Я сидела на полу в ее гостиной, просматривая альбом с художественными фотографиями, пока она заваривала для нас чай, поставив деревянный поднос на диван. Квартира была похожа на логово алхимика: множество вьющихся растений и маленьких стеклянных бутылочек, расставленных по подоконникам, а по углам дымились ароматические палочки. Я сказала, что не разделяю наивной веры в то, что язык может открыть истину: слова скрадывают столько же смысла, сколько передают. Но я не понимаю, как информация может храниться и передаваться без языка. «Вот ты как поэт должна это понимать», – добавила я.
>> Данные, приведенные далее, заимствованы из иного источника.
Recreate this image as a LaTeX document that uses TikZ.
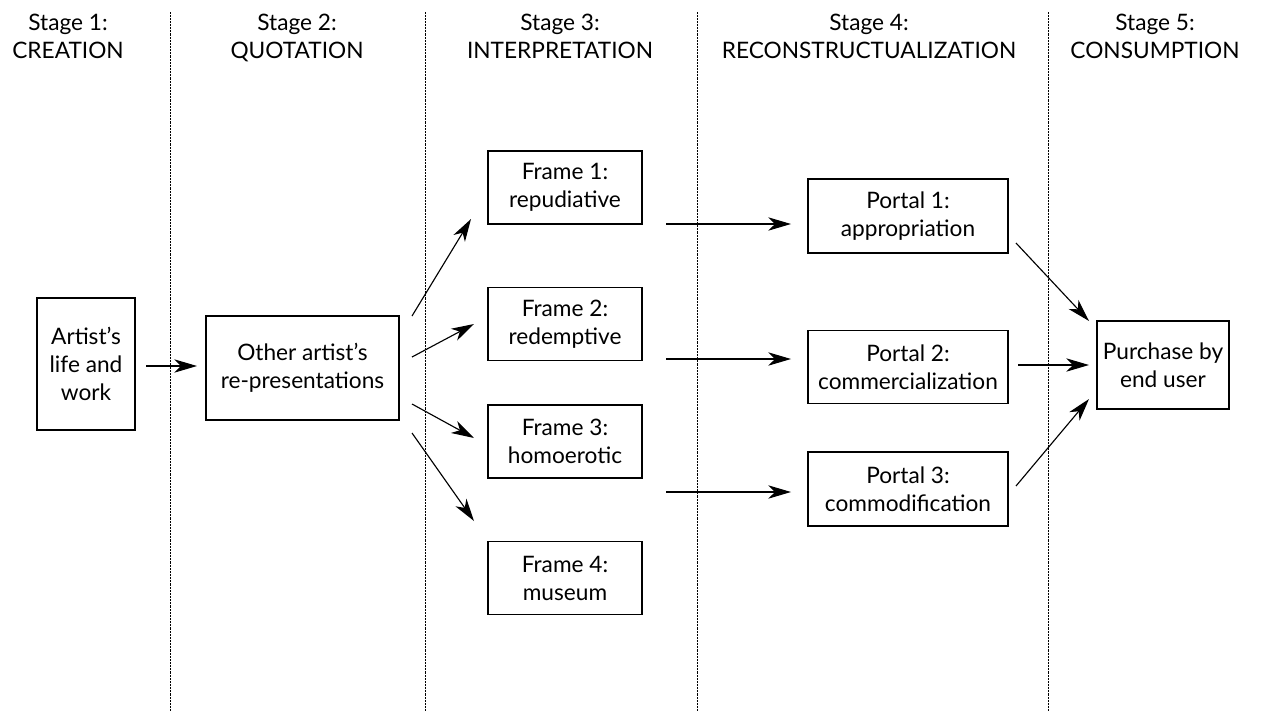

«Поэзия – это образы, – покачала головой моя знакомая. – Поэзия – это символы». В каком-то смысле, продолжала она, поэзия больше похожа на мифы или сны, поскольку связана с трансцендентной реальностью.
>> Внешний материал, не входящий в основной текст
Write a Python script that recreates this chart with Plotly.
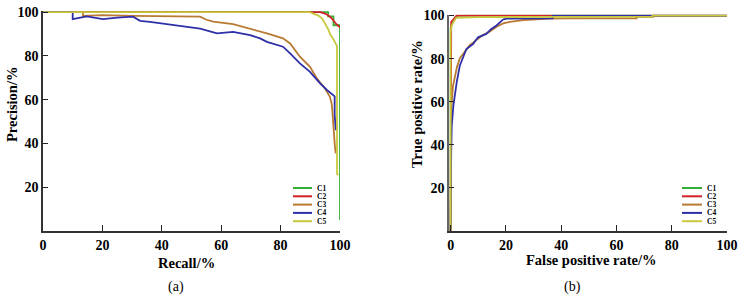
import plotly.graph_objects as go

# ---------------- data ----------------
series_names = ["C1", "C2", "C3", "C4", "C5"]
axis_ticks = [0, 20, 40, 60, 80, 100]
y_ticks = [20, 40, 60, 80, 100]

# (a) Precision-Recall curves
pr_c1_recall = [0, 96.0, 96.0, 97.8, 97.8, 100, 100]
pr_c1_prec = [100, 100, 98.0, 98.0, 94.0, 94.0, 5]

pr_c2_recall = [0, 93.3, 94.5, 95.6, 96.6, 97.6, 98.6, 99.4, 100]
pr_c2_prec = [100, 100, 99.5, 98.9, 97.9, 96.6, 94.7, 93.6, 93.0]

pr_c3_recall = [0, 13.5, 13.5, 20, 30.3, 40, 52.9, 55, 57.3, 64, 69.7, 75.4, 80.8, 83.2,
                86.5, 89.9, 92.2, 94.9, 96.6, 97.2, 97.4, 97.7, 98.0, 98.3, 98.6]
pr_c3_prec = [100, 100, 98.3, 98.6, 98.3, 98.0, 97.9, 96.5, 95.6, 94.5, 92.5, 90.3, 88.0, 85.7,
              79.6, 75.0, 69.7, 65.2, 61.3, 58.2, 55.1, 47.5, 41.4, 38.4, 35.5]

pr_c4_recall = [0, 10, 10, 14.7, 20.2, 25, 30.3, 32.7, 36, 41.8, 47.1, 52.9, 58.6, 64, 69.7,
                73.1, 75.4, 80.8, 83.2, 86.5, 89.9, 93.3, 95.6, 97.6, 98.2, 98.2, 98.6]
pr_c4_prec = [100, 100, 96.8, 98.0, 96.8, 97.5, 97.9, 96.0, 95.5, 94.5, 93.8, 92.5, 90.3, 91.0, 89.5,
              88.0, 86.4, 84.2, 81.1, 76.6, 72.7, 67.4, 64.4, 62.1, 61.5, 53.0, 46.0]

pr_c5_recall = [0, 89.9, 91.0, 92.7, 94.0, 95.1, 96.1, 96.7, 97.7, 98.6, 99.0, 99.0, 99.4]
pr_c5_prec = [100, 100, 99.3, 98.4, 97.0, 94.7, 92.0, 89.7, 87.8, 85.5, 84.5, 26.0, 25.5]

# (b) ROC curves
roc_c1_fpr = [0, 0, 0.5, 1.5, 2.5, 100]
roc_c1_tpr = [0, 94, 97, 99, 100, 100]

roc_c2_fpr = [0, 0, 0.2, 1.4, 2.1, 100]
roc_c2_tpr = [0, 95.6, 97.1, 98.7, 100, 100]

roc_c3_fpr = [0, 0, 0.1, 0.8, 1.5, 2.3, 3.3, 5.1, 6.9, 9.3, 11.7, 14.1, 16.6, 19, 21.4,
              26.2, 32.2, 35.9, 43.1, 67.3, 67.3, 73.3, 73.3, 100]
roc_c3_tpr = [0, 50, 53.8, 67.0, 70.9, 76.2, 80.1, 83.2, 86.3, 88.6, 91.0, 92.5, 94.8, 96.4, 97.1,
              97.9, 98.3, 98.6, 98.7, 98.7, 99.4, 99.4, 100, 100]

roc_c4_fpr = [0, 0, 0.2, 0.4, 1.0, 2.2, 3.3, 5.7, 8.1, 9.9, 12.9, 14.7, 16.6, 19, 20.2,
              36.9, 36.9, 100]
roc_c4_tpr = [0, 25, 37, 49, 58.3, 69.1, 76.7, 84.5, 86.8, 89.9, 91.5, 93.8, 95.4, 98.2, 98.6,
              98.7, 100, 100]

roc_c5_fpr = [0, 0, 0.3, 1.0, 2.0, 10, 40, 73, 73, 100]
roc_c5_tpr = [0, 92, 95, 97, 99, 99.3, 99.4, 99.5, 100, 100]

# ---------------- styling ----------------
colors = ["#35b035", "#d42028", "#b87a32", "#2f2fa8", "#c8c83e"]
W, H = 740, 301
SERIF = "Liberation Serif"

pr_sets = [(pr_c1_recall, pr_c1_prec), (pr_c2_recall, pr_c2_prec), (pr_c3_recall, pr_c3_prec),
           (pr_c4_recall, pr_c4_prec), (pr_c5_recall, pr_c5_prec)]
roc_sets = [(roc_c1_fpr, roc_c1_tpr), (roc_c2_fpr, roc_c2_tpr), (roc_c3_fpr, roc_c3_tpr),
            (roc_c4_fpr, roc_c4_tpr), (roc_c5_fpr, roc_c5_tpr)]

fig = go.Figure()
for name, col, (x, y) in zip(series_names, colors, pr_sets):
    fig.add_trace(go.Scatter(x=x, y=y, mode="lines", name=name, showlegend=False,
                             line=dict(color=col, width=1.8), xaxis="x", yaxis="y"))
for name, col, (x, y) in zip(series_names, colors, roc_sets):
    fig.add_trace(go.Scatter(x=x, y=y, mode="lines", name=name, showlegend=False,
                             line=dict(color=col, width=1.8), xaxis="x2", yaxis="y2"))


def px(xp):
    return xp / W


def py(yp):
    return (H - yp) / H


tickfont = dict(family=SERIF, size=14, color="black", weight="bold")
common_x = dict(tickmode="array", tickvals=axis_ticks, ticktext=[str(v) for v in axis_ticks],
                ticks="inside", ticklen=6, tickwidth=1.3, tickcolor="#222",
                showline=True, linecolor="#333", linewidth=1.6, showgrid=False, zeroline=False,
                tickfont=tickfont, fixedrange=True, automargin=False, ticklabeloverflow="allow")
common_y = dict(tickmode="array", tickvals=y_ticks, ticktext=[str(v) for v in y_ticks],
                ticks="inside", ticklen=5, tickwidth=1.3, tickcolor="#222",
                showline=True, linecolor="#333", linewidth=1.6, showgrid=False, zeroline=False,
                tickfont=tickfont, fixedrange=True, automargin=False, ticklabeloverflow="allow")

fig.update_layout(
    template="none",
    width=W, height=H, margin=dict(l=0, r=0, t=0, b=0, pad=0),
    paper_bgcolor="white", plot_bgcolor="white", showlegend=False,
    xaxis=dict(common_x, domain=[px(43), px(340)], range=[0, 100], anchor="y"),
    yaxis=dict(common_y, domain=[py(231), py(11)], range=[0, 100.5], anchor="x"),
    xaxis2=dict(common_x, domain=[px(449), px(727)], range=[-0.6, 100], anchor="y2"),
    yaxis2=dict(common_y, domain=[py(231), py(14.5)], range=[0, 100.5], anchor="x2",
                linecolor="#666"),
)

ann = []
title_font = dict(family=SERIF, size=14.5, color="black", weight="bold")
ann.append(dict(text="Recall/%", x=px(187), y=py(262.5), xref="paper", yref="paper",
                showarrow=False, font=title_font, xanchor="center", yanchor="middle"))
ann.append(dict(text="False positive rate/%", x=px(591), y=py(259.5), xref="paper", yref="paper",
                showarrow=False, font=title_font, xanchor="center", yanchor="middle"))
ann.append(dict(text="Precision/%", x=px(12), y=py(105), xref="paper", yref="paper",
                showarrow=False, font=title_font, textangle=-90, xanchor="center", yanchor="middle"))
ann.append(dict(text="True positive rate/%", x=px(417), y=py(104), xref="paper", yref="paper",
                showarrow=False, font=title_font, textangle=-90, xanchor="center", yanchor="middle"))
cap_font = dict(family=SERIF, size=14, color="black")
ann.append(dict(text="(a)", x=px(176), y=py(287), xref="paper", yref="paper",
                showarrow=False, font=cap_font, xanchor="center", yanchor="middle"))
ann.append(dict(text="(b)", x=px(572), y=py(287), xref="paper", yref="paper",
                showarrow=False, font=cap_font, xanchor="center", yanchor="middle"))

# hand-drawn compact legends (one per panel)
shapes = []
leg_font = dict(family=SERIF, size=7.5, color="black", weight="bold")
row_y = [188, 196.3, 204.6, 212.9, 221.2]
for (lx0, lx1, tx) in [(293, 312, 315), (682, 702, 705)]:
    for name, col, yy in zip(series_names, colors, row_y):
        shapes.append(dict(type="line", xref="paper", yref="paper",
                           x0=px(lx0), x1=px(lx1), y0=py(yy), y1=py(yy),
                           line=dict(color=col, width=2)))
        ann.append(dict(text=name, x=px(tx), y=py(yy), xref="paper", yref="paper",
                        showarrow=False, font=leg_font, xanchor="left", yanchor="middle"))

fig.update_layout(annotations=ann, shapes=shapes)
fig.write_html(
    "out.html",
    config={"displayModeBar": False},
    post_script="document.body.style.margin='0';document.body.style.overflow='hidden';",
)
Бор, вспомнила я, однажды сравнил физику с поэзией. «Когда дело доходит до атомов, – сказал он Гейзенбергу, – язык можно использовать только как в поэзии. Поэт тоже не столько озабочен описанием фактов, сколько созданием образов». Разве он не говорил здесь о трансцендентной реальности, недоступной языку математики? Абсолютная реальность представляла собой парадокс. Когда мы пытались говорить о ней, наша система языка ломалась, и это указывало на то, что наш лексикон ограничен человеческим разумом. Но Бор считал, что из этого тупика нет выхода: поэтические образы, которые мы создавали, были именно нашими творениями, а не метонимическими соответствиями какому-то запредельному порядку. А моя знакомая, похоже, верила, что нас с этими сферами связывает какое-то глубокое, врожденное знание, лежащее на уровне более фундаментальном, чем язык, – может быть, в основании самой реальности.
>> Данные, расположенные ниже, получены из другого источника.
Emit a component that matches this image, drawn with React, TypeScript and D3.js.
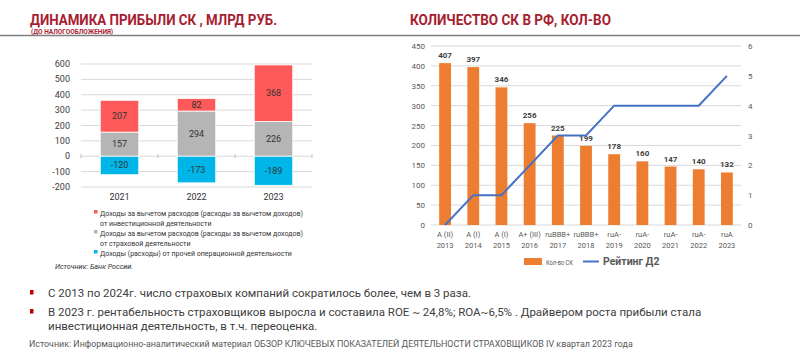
import React from "react";
import * as d3 from "d3";

// left chart: profit, bln rub
const years = ["2021", "2022", "2023"];
const investIncome = [207, 82, 368];
const insuranceIncome = [157, 294, 226];
const otherIncome = [-120, -173, -189];
const leftTicks = [600, 500, 400, 300, 200, 100, 0, -100, -200];
const legendLines = [
  { text: "Доходы за вычетом расходов (расходы за вычетом доходов)", color: "#ff5a5a" },
  { text: "от инвестиционной деятельности", color: null },
  { text: "Доходы за вычетом расходов (расходы за вычетом доходов)", color: "#b5b5b5" },
  { text: "от страховой деятельности", color: null },
  { text: "Доходы (расходы) от прочей операционной деятельности", color: "#00b6e8" },
];

// right chart: number of companies + rating
const ratings = ["A (II)", "A (I)", "A (I)", "A+ (III)", "ruBBB+", "ruBBB+", "ruA-", "ruA-", "ruA-", "ruA-", "ruA"];
const ratingYears = ["2013", "2014", "2015", "2016", "2017", "2018", "2019", "2020", "2021", "2022", "2023"];
const companies = [407, 397, 346, 256, 225, 199, 178, 160, 147, 140, 132];
const ratingD2 = [0, 1, 1, 2, 3, 3, 4, 4, 4, 4, 5];
const countTicks = [0, 50, 100, 150, 200, 250, 300, 350, 400, 450];
const ratingTicks = [0, 1, 2, 3, 4, 5, 6];

const bullets = [
  ["С 2013 по 2024г. число страховых компаний сократилось более, чем в 3 раза."],
  [
    "В 2023 г. рентабельность страховщиков выросла и составила ROE ~ 24,8%; ROA~6,5% . Драйвером роста прибыли стала",
    "инвестиционная деятельность, в т.ч. переоценка.",
  ],
];
const footnote =
  "Источник: Информационно-аналитический материал ОБЗОР КЛЮЧЕВЫХ ПОКАЗАТЕЛЕЙ ДЕЯТЕЛЬНОСТИ СТРАХОВЩИКОВ IV квартал 2023 года";

const titleColor = "#a71d31";

const LeftChart = () => {
  const x = d3.scaleBand().domain(years).range([81, 312]).paddingInner(0.5).paddingOuter(0.25);
  const y = d3.scaleLinear().domain([-200, 600]).range([187, 64]);
  const bw = x.bandwidth();

  return (
    <g fontFamily="Roboto, sans-serif">
      {leftTicks.map((t) => (
        <g key={t}>
          <line x1={81} x2={312} y1={y(t)} y2={y(t)} stroke="#d9d9d9" />
          <text x={70} y={y(t) + 3} textAnchor="end" fontSize={9} fill="#404040">
            {t}
          </text>
        </g>
      ))}
      {[0, 1, 2, 3].map((i) => (
        <line key={i} x1={81 + x.step() * i} x2={81 + x.step() * i} y1={y(0) - 2} y2={y(0) + 2} stroke="#bfbfbf" />
      ))}
      {years.map((yr, i) => {
        const x0 = x(yr)!;
        const cx = x0 + bw / 2;
        const ins = insuranceIncome[i];
        const inv = investIncome[i];
        const oth = otherIncome[i];
        return (
          <g key={yr}>
            <rect x={x0} y={y(ins)} width={bw} height={y(0) - y(ins)} fill="#b5b5b5" stroke="#fff" strokeWidth={0.8} />
            <rect x={x0} y={y(ins + inv)} width={bw} height={y(ins) - y(ins + inv)} fill="#ff5a5a" stroke="#fff" strokeWidth={0.8} />
            <rect x={x0} y={y(0)} width={bw} height={y(oth) - y(0)} fill="#00b6e8" stroke="#fff" strokeWidth={0.8} />
            <text x={cx} y={(y(0) + y(ins)) / 2 + 3} textAnchor="middle" fontSize={9} fill="#333">
              {ins}
            </text>
            <text x={cx} y={(y(ins) + y(ins + inv)) / 2 + 3} textAnchor="middle" fontSize={9} fill="#333">
              {inv}
            </text>
            <text x={cx} y={(y(0) + y(oth)) / 2 + 3} textAnchor="middle" fontSize={9} fill="#333">
              {oth}
            </text>
            <text x={cx} y={200} textAnchor="middle" fontSize={9} fill="#333">
              {yr}
            </text>
          </g>
        );
      })}
      {legendLines.map((l, i) => (
        <g key={i}>
          {l.color && <rect x={94} y={210 + i * 10} width={3.5} height={3.5} fill={l.color} />}
          <text x={100} y={215.5 + i * 10} fontSize={7} fill="#333">
            {l.text}
          </text>
        </g>
      ))}
      <text x={55} y={269} fontSize={7.2} fontStyle="italic" fill="#333">
        Источник: Банк России.
      </text>
    </g>
  );
};

const RightChart = () => {
  const x = d3.scaleBand().domain(ratingYears).range([431, 741]).paddingInner(0.58).paddingOuter(0.29);
  const y = d3.scaleLinear().domain([0, 450]).range([225, 46]);
  const y2 = d3.scaleLinear().domain([0, 6]).range([225, 46]);
  const bw = x.bandwidth();
  const line = d3
    .line<number>()
    .x((_, i) => x(ratingYears[i])! + bw / 2)
    .y((d) => y2(d));

  return (
    <g fontFamily="Roboto, sans-serif">
      {countTicks.map((t) => (
        <g key={t}>
          <line x1={431} x2={741} y1={y(t)} y2={y(t)} stroke="#d9d9d9" />
          <text x={425} y={y(t) + 3} textAnchor="end" fontSize={8} fill="#595959">
            {t}
          </text>
        </g>
      ))}
      {ratingTicks.map((t) => (
        <text key={t} x={748} y={y2(t) + 3} fontSize={8} fill="#595959">
          {t}
        </text>
      ))}
      {companies.map((v, i) => {
        const x0 = x(ratingYears[i])!;
        return (
          <g key={i}>
            <rect x={x0} y={y(v)} width={bw} height={y(0) - y(v)} fill="#ed7d31" />
            <text x={x0 + bw / 2} y={y(v) - 5} textAnchor="middle" fontSize={8} fontWeight="bold" fill="#404040">
              {v}
            </text>
            <text x={x0 + bw / 2} y={237} textAnchor="middle" fontSize={7.5} fill="#595959">
              {ratings[i]}
            </text>
            <text x={x0 + bw / 2} y={248} textAnchor="middle" fontSize={7.5} fill="#595959">
              {ratingYears[i]}
            </text>
          </g>
        );
      })}
      <path d={line(ratingD2) ?? ""} fill="none" stroke="#4472c4" strokeWidth={2} />
      <rect x={524} y={258} width={18} height={7} fill="#ed7d31" />
      <text x={546} y={264.5} fontSize={7.5} fill="#595959" textLength={27} lengthAdjust="spacingAndGlyphs">
        Кол-во СК
      </text>
      <line x1={583} x2={599} y1={261.5} y2={261.5} stroke="#4472c4" strokeWidth={2} />
      <text x={603} y={265} fontSize={10.5} fontWeight="bold" fill="#595959">
        Рейтинг Д2
      </text>
    </g>
  );
};

export default function App() {
  return (
    <svg
      width={800}
      height={360}
      style={{ position: "absolute", left: 0, top: 0, background: "#fff" }}
      fontFamily="Roboto, sans-serif"
    >
      <rect width={800} height={360} fill="#fff" />
      <text x={30} y={25} fontSize={15} fontWeight="bold" fill={titleColor} textLength={247} lengthAdjust="spacingAndGlyphs">
        ДИНАМИКА ПРИБЫЛИ СК , МЛРД РУБ.
      </text>
      <text x={31} y={33.5} fontSize={6.5} fontWeight="bold" fill={titleColor}>
        (ДО НАЛОГООБЛОЖЕНИЯ)
      </text>
      <text x={410} y={25} fontSize={15} fontWeight="bold" fill={titleColor} textLength={201} lengthAdjust="spacingAndGlyphs">
        КОЛИЧЕСТВО СК В РФ, КОЛ-ВО
      </text>
      <line x1={0} x2={800} y1={35.5} y2={35.5} stroke="#7f7f7f" strokeWidth={1.5} />
      <LeftChart />
      <RightChart />
      {bullets.map((lines, i) => (
        <g key={i}>
          <rect x={30} y={290 + i * 19} width={3.5} height={4.5} fill="#c00000" />
          {lines.map((t, j) => (
            <text key={j} x={48} y={297 + i * 19 + j * 14} fontSize={11.5} fill="#404040">
              {t}
            </text>
          ))}
        </g>
      ))}
      <text x={29} y={347} fontSize={8.9} fill="#595959">
        {footnote}
      </text>
    </svg>
  );
}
Подруга моей знакомой в это время сидела в углу и тихо читала. Я повернулась к ней и спросила, что она обо всем этом думает. Та долго молчала. Она работала в пиар-службе одного технологического стартапа и очень тщательно взвешивала слова. После долгой паузы женщина сказала, что уважает науку и склонна соглашаться с интерпретациями реальности, основанными на эмпирических данных. Она никогда не верила ни в какую метафизическую реальность – ни в духов, ни в богов, ни в загробную жизнь, и не испытывала такой потребности; но в то же время понимала, что такая позиция ставит западный рационализм выше других мировоззрений. «Вполне вероятно… – она снова сделала паузу, тщательно подбирая слова, – что другие интерпретации реальности – а многие из них куда старше современного научного метода – указывают на вещи, которые наука пока не может объяснить».